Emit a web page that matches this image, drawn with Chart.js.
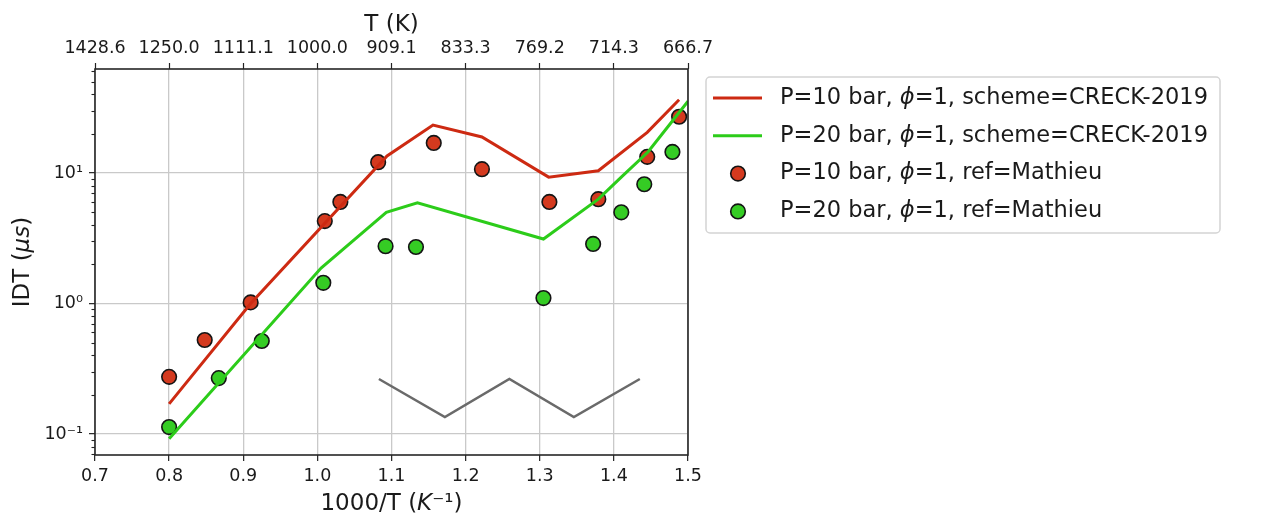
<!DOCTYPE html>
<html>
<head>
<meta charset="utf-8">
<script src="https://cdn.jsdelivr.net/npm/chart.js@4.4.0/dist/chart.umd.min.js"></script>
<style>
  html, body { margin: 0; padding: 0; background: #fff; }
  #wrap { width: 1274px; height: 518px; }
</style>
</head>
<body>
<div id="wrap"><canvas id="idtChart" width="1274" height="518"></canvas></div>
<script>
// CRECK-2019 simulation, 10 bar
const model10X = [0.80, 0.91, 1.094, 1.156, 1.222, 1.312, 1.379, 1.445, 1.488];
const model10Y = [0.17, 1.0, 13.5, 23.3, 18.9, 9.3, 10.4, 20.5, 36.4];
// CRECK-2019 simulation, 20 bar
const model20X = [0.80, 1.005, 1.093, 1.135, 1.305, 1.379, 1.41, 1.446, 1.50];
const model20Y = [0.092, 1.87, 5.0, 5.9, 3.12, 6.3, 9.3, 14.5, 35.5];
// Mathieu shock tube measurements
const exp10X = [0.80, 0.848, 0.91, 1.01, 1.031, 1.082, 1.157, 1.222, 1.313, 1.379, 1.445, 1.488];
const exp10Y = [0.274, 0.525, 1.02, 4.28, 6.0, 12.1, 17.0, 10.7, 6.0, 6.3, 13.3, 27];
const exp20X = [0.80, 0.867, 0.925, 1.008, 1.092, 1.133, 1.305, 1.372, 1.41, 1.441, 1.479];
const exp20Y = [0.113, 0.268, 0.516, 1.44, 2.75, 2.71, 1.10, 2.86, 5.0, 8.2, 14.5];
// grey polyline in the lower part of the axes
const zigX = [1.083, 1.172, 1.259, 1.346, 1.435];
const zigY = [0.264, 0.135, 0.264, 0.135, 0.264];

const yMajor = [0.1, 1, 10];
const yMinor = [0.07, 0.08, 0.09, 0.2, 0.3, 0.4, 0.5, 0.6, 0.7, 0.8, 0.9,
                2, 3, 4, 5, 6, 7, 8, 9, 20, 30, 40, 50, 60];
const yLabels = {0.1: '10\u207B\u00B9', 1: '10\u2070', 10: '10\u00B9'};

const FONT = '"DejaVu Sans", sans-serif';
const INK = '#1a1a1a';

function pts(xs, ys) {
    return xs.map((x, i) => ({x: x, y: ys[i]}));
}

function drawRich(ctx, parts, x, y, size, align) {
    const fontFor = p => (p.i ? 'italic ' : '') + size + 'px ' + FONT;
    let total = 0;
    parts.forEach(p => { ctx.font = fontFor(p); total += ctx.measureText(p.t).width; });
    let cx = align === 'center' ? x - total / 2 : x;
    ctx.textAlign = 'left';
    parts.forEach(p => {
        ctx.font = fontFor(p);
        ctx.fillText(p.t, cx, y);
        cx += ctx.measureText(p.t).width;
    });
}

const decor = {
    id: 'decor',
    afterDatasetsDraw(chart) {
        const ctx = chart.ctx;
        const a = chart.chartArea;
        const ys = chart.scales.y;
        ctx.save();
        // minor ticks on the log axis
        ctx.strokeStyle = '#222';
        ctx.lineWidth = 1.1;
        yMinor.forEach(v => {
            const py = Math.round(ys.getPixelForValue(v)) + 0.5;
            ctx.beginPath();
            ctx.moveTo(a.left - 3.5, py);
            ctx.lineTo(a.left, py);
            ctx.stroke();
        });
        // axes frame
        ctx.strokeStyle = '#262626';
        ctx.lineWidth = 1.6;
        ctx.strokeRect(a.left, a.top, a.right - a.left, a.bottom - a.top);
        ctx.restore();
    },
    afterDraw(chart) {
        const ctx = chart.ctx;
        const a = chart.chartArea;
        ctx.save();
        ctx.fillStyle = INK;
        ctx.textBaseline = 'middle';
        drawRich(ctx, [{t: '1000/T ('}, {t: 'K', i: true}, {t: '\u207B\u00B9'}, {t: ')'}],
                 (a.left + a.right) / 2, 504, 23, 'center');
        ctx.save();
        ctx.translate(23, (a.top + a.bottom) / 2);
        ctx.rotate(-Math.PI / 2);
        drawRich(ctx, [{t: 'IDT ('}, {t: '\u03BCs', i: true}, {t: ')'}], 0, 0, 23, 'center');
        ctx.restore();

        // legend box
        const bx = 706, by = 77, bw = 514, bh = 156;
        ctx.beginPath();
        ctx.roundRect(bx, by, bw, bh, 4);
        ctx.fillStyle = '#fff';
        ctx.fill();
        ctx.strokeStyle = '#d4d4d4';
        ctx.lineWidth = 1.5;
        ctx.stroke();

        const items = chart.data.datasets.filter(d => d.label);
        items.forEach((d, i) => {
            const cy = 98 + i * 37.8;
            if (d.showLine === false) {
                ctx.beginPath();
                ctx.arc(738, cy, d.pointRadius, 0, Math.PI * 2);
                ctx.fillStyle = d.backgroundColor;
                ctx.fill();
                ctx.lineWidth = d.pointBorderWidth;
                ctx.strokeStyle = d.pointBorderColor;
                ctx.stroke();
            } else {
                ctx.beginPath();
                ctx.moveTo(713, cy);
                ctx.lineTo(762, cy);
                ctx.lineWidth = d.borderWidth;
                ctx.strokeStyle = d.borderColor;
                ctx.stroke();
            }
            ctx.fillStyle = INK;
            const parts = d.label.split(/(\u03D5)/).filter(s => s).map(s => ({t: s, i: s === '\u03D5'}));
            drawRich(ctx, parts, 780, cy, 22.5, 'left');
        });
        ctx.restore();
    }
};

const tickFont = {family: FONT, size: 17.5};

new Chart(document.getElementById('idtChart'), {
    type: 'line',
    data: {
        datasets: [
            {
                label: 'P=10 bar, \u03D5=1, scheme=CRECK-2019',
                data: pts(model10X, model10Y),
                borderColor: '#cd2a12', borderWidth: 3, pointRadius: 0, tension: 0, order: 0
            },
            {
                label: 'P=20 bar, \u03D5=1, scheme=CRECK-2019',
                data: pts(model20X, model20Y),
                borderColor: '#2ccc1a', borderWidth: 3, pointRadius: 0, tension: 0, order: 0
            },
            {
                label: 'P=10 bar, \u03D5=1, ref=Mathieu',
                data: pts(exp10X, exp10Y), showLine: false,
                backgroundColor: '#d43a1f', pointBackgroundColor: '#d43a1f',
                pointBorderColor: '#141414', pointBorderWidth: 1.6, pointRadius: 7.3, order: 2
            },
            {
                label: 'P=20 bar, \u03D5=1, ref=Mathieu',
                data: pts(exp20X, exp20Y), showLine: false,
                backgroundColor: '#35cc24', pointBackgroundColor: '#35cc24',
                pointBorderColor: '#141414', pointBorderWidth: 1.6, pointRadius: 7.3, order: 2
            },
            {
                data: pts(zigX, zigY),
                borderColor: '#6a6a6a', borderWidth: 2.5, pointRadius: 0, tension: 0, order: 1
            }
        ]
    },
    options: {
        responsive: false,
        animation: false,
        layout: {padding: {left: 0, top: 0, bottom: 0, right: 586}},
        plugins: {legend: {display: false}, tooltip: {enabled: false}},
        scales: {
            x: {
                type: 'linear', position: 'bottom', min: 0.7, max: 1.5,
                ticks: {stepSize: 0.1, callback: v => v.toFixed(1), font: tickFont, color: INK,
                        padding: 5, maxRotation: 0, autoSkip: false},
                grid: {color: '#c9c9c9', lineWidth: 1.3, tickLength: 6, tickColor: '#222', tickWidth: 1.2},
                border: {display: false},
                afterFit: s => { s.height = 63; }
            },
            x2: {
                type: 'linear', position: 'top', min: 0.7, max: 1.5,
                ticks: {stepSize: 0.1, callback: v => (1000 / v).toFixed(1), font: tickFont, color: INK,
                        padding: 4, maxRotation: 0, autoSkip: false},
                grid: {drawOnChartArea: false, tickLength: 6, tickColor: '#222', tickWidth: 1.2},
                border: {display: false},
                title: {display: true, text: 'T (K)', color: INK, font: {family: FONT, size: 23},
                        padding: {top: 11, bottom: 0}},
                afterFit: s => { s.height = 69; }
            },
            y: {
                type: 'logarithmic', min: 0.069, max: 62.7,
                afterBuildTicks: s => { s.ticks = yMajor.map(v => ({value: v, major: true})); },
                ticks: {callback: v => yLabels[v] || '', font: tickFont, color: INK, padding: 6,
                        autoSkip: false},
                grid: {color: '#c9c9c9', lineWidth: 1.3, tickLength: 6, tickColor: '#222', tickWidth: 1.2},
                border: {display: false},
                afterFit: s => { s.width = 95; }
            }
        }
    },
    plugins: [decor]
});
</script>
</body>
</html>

☆ ☆ ☆ ☆ ☆ ☆ ☆

◆ AIM OF THE EXERCISE ◆
Omit the pictures, then repeat exactly each line from the beginning of the listing through the line with "const INK = '#1a1a1a';".

◆ SOLUTION FOR THIS TASK ◆
Emit a web page that matches this image, drawn with Chart.js.
<!DOCTYPE html>
<html>
<head>
<meta charset="utf-8">
<script src="https://cdn.jsdelivr.net/npm/chart.js@4.4.0/dist/chart.umd.min.js"></script>
<style>
  html, body { margin: 0; padding: 0; background: #fff; }
  #wrap { width: 1274px; height: 518px; }
</style>
</head>
<body>
<div id="wrap"><canvas id="idtChart" width="1274" height="518"></canvas></div>
<script>
// CRECK-2019 simulation, 10 bar
const model10X = [0.80, 0.91, 1.094, 1.156, 1.222, 1.312, 1.379, 1.445, 1.488];
const model10Y = [0.17, 1.0, 13.5, 23.3, 18.9, 9.3, 10.4, 20.5, 36.4];
// CRECK-2019 simulation, 20 bar
const model20X = [0.80, 1.005, 1.093, 1.135, 1.305, 1.379, 1.41, 1.446, 1.50];
const model20Y = [0.092, 1.87, 5.0, 5.9, 3.12, 6.3, 9.3, 14.5, 35.5];
// Mathieu shock tube measurements
const exp10X = [0.80, 0.848, 0.91, 1.01, 1.031, 1.082, 1.157, 1.222, 1.313, 1.379, 1.445, 1.488];
const exp10Y = [0.274, 0.525, 1.02, 4.28, 6.0, 12.1, 17.0, 10.7, 6.0, 6.3, 13.3, 27];
const exp20X = [0.80, 0.867, 0.925, 1.008, 1.092, 1.133, 1.305, 1.372, 1.41, 1.441, 1.479];
const exp20Y = [0.113, 0.268, 0.516, 1.44, 2.75, 2.71, 1.10, 2.86, 5.0, 8.2, 14.5];
// grey polyline in the lower part of the axes
const zigX = [1.083, 1.172, 1.259, 1.346, 1.435];
const zigY = [0.264, 0.135, 0.264, 0.135, 0.264];

const yMajor = [0.1, 1, 10];
const yMinor = [0.07, 0.08, 0.09, 0.2, 0.3, 0.4, 0.5, 0.6, 0.7, 0.8, 0.9,
                2, 3, 4, 5, 6, 7, 8, 9, 20, 30, 40, 50, 60];
const yLabels = {0.1: '10\u207B\u00B9', 1: '10\u2070', 10: '10\u00B9'};

const FONT = '"DejaVu Sans", sans-serif';
const INK = '#1a1a1a';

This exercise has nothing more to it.